Download our TC Startup Kit for ready-made checklists and templates to get started.
Step 4: Set Your Pricing
This is where most new TCs get stuck. They either price too low and can’t sustain the business, or price too high and can’t land clients.
The market range for TC services is $300-500 per file for contract-to-close coordination. At Freedom RES, we charge $375/file — mid-range for the industry.
For listing coordination, $100-150 per listing is typical. We charge $125/listing.
When you’re brand new with no track record, starting at the lower end of the range is fine. But don’t go below $250 — you’ll resent the work and burn out fast.
Detailed guide on setting your fees →
Step 5: Find Your First Clients
This is the hard part. Not because it’s complicated — because it requires consistent outreach when you have zero momentum.
Your first clients will come from:
- Your existing network — anyone you know in real estate. Friends, family, former colleagues who are agents. Tell everyone what you’re doing.
- Facebook groups — real estate agent groups in your state and city. Don’t spam. Answer questions, be helpful, mention you’re a TC when it’s relevant.
- Direct outreach — email or message agents directly. Keep it short: who you are, what you do, what it costs, why it helps them.
- The other agent — once you’re managing one side of a deal, the agent on the other side sees your work. Make it easy for them to hire you.
Your first client might be discounted or even free. That’s okay. You’re building experience, references, and confidence. Once you have 3-5 happy agents, referrals start to compound.

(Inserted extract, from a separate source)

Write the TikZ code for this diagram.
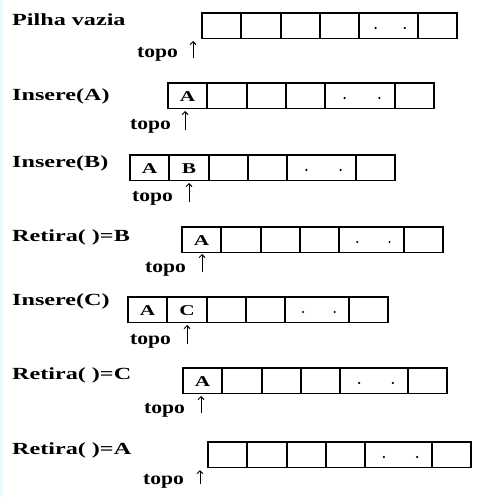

Full guide on getting your first clients →
Step 6: Scale Smart
Once you’re handling multiple files per month and your systems are solid, growth becomes the focus.
Scaling levers:
- Add listing coordination as an add-on service — it’s easy revenue from existing clients
- Raise your rates as your track record grows — most successful TCs we know increase pricing annually
- Ask for referrals — every happy closing is a chance to get introduced to another agent
- Build a client agreement that protects both sides — here’s what to include
- Hire help when volume justifies it — a virtual assistant for data entry, then eventually another TC
The path from first file to full-time income is typically 6-12 months for someone who’s actively hustling. It’s not passive income. It’s not easy money. But it’s real, sustainable income with low overhead and genuine flexibility.
Common Mistakes to Avoid
Starting before you know the process. Taking on a live file when you don’t know what an option period is or how to read a closing disclosure is a fast way to damage your reputation before you have one.
Overinvesting in tools and branding. You don’t need a $200/month CRM, a custom website, or professional headshots to start. You need knowledge and clients. Everything else can come later.
Underpricing to “get in the door.” Charging $150/file attracts agents who don’t value what you do. Start at $250 minimum and raise from there.
Not having a written agreement. Every client relationship needs a client agreement. Scope of work, payment terms, and what happens when things go sideways.
Trying to do everything at once. Master contract-to-close coordination first. Add listing coordination, compliance reviews, and other services after you’ve nailed the core work.
Is Starting a TC Business Right for You?
This business works well for people who are:
- Organized and detail-oriented (genuinely, not aspirationally)
- Comfortable with repetitive process work
- Good at written communication
- Self-motivated (no boss is going to tell you to prospect)
- Willing to learn real estate transaction mechanics
It doesn’t work well for people who need constant variety, hate administrative work, or aren’t willing to grind through a slow startup period.
If you’re the right fit, this is one of the best small businesses you can start. Low overhead, real demand, remote-friendly, and a clear path to $50-100K+ as an independent operator. Companies like Freedom Real Estate Services show what a scaled transaction coordinator operation looks like.